WHAT IS EXPECTED
Repeat the material verbatim and drop the pictures.

start DATASET RECORDS

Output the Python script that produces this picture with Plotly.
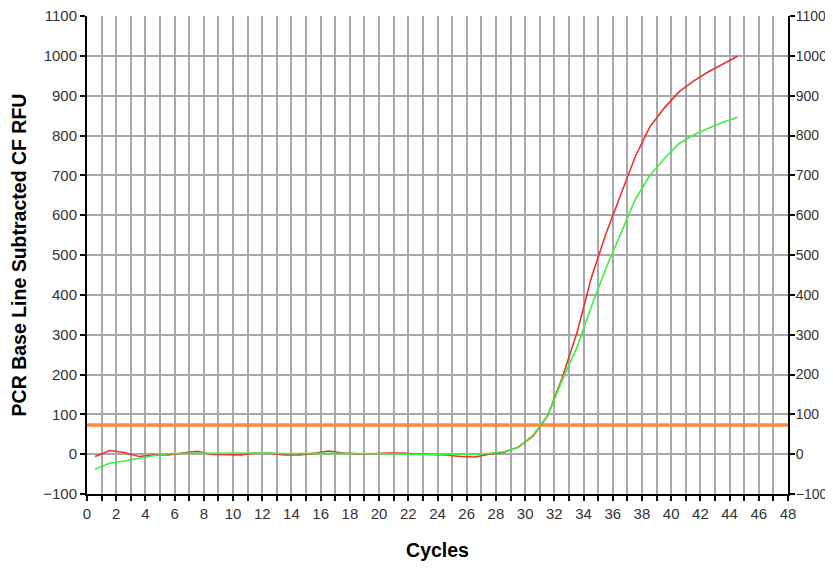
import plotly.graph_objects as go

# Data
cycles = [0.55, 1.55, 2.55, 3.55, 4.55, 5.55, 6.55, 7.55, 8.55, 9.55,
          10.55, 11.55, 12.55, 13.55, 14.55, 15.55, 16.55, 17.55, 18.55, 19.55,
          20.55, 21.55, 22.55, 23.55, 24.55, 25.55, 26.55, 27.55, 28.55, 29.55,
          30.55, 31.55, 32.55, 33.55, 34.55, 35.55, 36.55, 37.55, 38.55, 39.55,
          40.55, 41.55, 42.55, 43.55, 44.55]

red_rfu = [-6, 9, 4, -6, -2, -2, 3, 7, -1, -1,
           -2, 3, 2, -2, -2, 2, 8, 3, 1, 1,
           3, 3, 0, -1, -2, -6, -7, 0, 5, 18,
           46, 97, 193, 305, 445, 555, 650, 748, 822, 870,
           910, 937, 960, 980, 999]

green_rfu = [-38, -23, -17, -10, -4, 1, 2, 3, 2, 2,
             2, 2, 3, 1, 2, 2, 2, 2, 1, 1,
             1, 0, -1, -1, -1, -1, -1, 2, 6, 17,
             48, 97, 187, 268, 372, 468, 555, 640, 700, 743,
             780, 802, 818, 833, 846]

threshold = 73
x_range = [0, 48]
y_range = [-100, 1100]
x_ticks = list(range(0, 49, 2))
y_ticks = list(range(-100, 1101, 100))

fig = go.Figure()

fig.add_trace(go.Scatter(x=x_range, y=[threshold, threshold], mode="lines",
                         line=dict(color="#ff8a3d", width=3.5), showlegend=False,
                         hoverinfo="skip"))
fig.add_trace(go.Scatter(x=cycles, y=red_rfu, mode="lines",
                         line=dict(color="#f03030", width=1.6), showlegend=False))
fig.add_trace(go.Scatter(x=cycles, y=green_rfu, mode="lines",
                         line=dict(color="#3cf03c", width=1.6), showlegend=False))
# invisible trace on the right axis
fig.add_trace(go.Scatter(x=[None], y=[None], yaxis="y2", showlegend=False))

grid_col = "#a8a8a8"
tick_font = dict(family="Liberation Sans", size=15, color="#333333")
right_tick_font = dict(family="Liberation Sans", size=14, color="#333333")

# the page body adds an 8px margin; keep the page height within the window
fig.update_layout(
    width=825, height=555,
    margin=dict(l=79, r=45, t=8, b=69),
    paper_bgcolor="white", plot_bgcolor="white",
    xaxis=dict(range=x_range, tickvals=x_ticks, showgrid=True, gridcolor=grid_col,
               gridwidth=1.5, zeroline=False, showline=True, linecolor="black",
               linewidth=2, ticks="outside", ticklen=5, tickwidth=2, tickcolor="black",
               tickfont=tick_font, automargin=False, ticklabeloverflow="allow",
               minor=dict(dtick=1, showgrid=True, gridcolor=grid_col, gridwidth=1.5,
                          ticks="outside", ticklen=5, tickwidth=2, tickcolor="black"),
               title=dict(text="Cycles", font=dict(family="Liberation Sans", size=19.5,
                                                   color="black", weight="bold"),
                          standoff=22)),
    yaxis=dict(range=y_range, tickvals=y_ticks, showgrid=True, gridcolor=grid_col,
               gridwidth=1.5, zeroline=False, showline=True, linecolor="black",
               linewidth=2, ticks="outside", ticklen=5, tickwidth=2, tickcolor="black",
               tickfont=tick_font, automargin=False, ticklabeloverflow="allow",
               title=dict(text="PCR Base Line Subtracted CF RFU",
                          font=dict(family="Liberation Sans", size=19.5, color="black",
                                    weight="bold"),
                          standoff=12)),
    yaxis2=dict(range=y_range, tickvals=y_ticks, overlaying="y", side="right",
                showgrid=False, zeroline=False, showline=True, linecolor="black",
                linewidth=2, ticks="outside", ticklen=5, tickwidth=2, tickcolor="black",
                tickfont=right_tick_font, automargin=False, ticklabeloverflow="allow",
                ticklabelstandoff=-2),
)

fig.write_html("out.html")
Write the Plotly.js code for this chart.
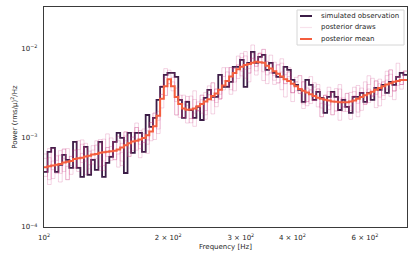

end DATASET RECORDS

EXPECTED ANSWER
Output the Python script that produces this picture with Plotly.
import plotly.graph_objects as go

# Data
cycles = [0.55, 1.55, 2.55, 3.55, 4.55, 5.55, 6.55, 7.55, 8.55, 9.55,
          10.55, 11.55, 12.55, 13.55, 14.55, 15.55, 16.55, 17.55, 18.55, 19.55,
          20.55, 21.55, 22.55, 23.55, 24.55, 25.55, 26.55, 27.55, 28.55, 29.55,
          30.55, 31.55, 32.55, 33.55, 34.55, 35.55, 36.55, 37.55, 38.55, 39.55,
          40.55, 41.55, 42.55, 43.55, 44.55]

red_rfu = [-6, 9, 4, -6, -2, -2, 3, 7, -1, -1,
           -2, 3, 2, -2, -2, 2, 8, 3, 1, 1,
           3, 3, 0, -1, -2, -6, -7, 0, 5, 18,
           46, 97, 193, 305, 445, 555, 650, 748, 822, 870,
           910, 937, 960, 980, 999]

green_rfu = [-38, -23, -17, -10, -4, 1, 2, 3, 2, 2,
             2, 2, 3, 1, 2, 2, 2, 2, 1, 1,
             1, 0, -1, -1, -1, -1, -1, 2, 6, 17,
             48, 97, 187, 268, 372, 468, 555, 640, 700, 743,
             780, 802, 818, 833, 846]

threshold = 73
x_range = [0, 48]
y_range = [-100, 1100]
x_ticks = list(range(0, 49, 2))
y_ticks = list(range(-100, 1101, 100))

fig = go.Figure()

fig.add_trace(go.Scatter(x=x_range, y=[threshold, threshold], mode="lines",
                         line=dict(color="#ff8a3d", width=3.5), showlegend=False,
                         hoverinfo="skip"))
fig.add_trace(go.Scatter(x=cycles, y=red_rfu, mode="lines",
                         line=dict(color="#f03030", width=1.6), showlegend=False))
fig.add_trace(go.Scatter(x=cycles, y=green_rfu, mode="lines",
                         line=dict(color="#3cf03c", width=1.6), showlegend=False))
# invisible trace on the right axis
fig.add_trace(go.Scatter(x=[None], y=[None], yaxis="y2", showlegend=False))

grid_col = "#a8a8a8"
tick_font = dict(family="Liberation Sans", size=15, color="#333333")
right_tick_font = dict(family="Liberation Sans", size=14, color="#333333")

# the page body adds an 8px margin; keep the page height within the window
fig.update_layout(
    width=825, height=555,
    margin=dict(l=79, r=45, t=8, b=69),
    paper_bgcolor="white", plot_bgcolor="white",
    xaxis=dict(range=x_range, tickvals=x_ticks, showgrid=True, gridcolor=grid_col,
               gridwidth=1.5, zeroline=False, showline=True, linecolor="black",
               linewidth=2, ticks="outside", ticklen=5, tickwidth=2, tickcolor="black",
               tickfont=tick_font, automargin=False, ticklabeloverflow="allow",
               minor=dict(dtick=1, showgrid=True, gridcolor=grid_col, gridwidth=1.5,
                          ticks="outside", ticklen=5, tickwidth=2, tickcolor="black"),
               title=dict(text="Cycles", font=dict(family="Liberation Sans", size=19.5,
                                                   color="black", weight="bold"),
                          standoff=22)),
    yaxis=dict(range=y_range, tickvals=y_ticks, showgrid=True, gridcolor=grid_col,
               gridwidth=1.5, zeroline=False, showline=True, linecolor="black",
               linewidth=2, ticks="outside", ticklen=5, tickwidth=2, tickcolor="black",
               tickfont=tick_font, automargin=False, ticklabeloverflow="allow",
               title=dict(text="PCR Base Line Subtracted CF RFU",
                          font=dict(family="Liberation Sans", size=19.5, color="black",
                                    weight="bold"),
                          standoff=12)),
    yaxis2=dict(range=y_range, tickvals=y_ticks, overlaying="y", side="right",
                showgrid=False, zeroline=False, showline=True, linecolor="black",
                linewidth=2, ticks="outside", ticklen=5, tickwidth=2, tickcolor="black",
                tickfont=right_tick_font, automargin=False, ticklabeloverflow="allow",
                ticklabelstandoff=-2),
)

fig.write_html("out.html")
Write the Plotly.js code for this chart.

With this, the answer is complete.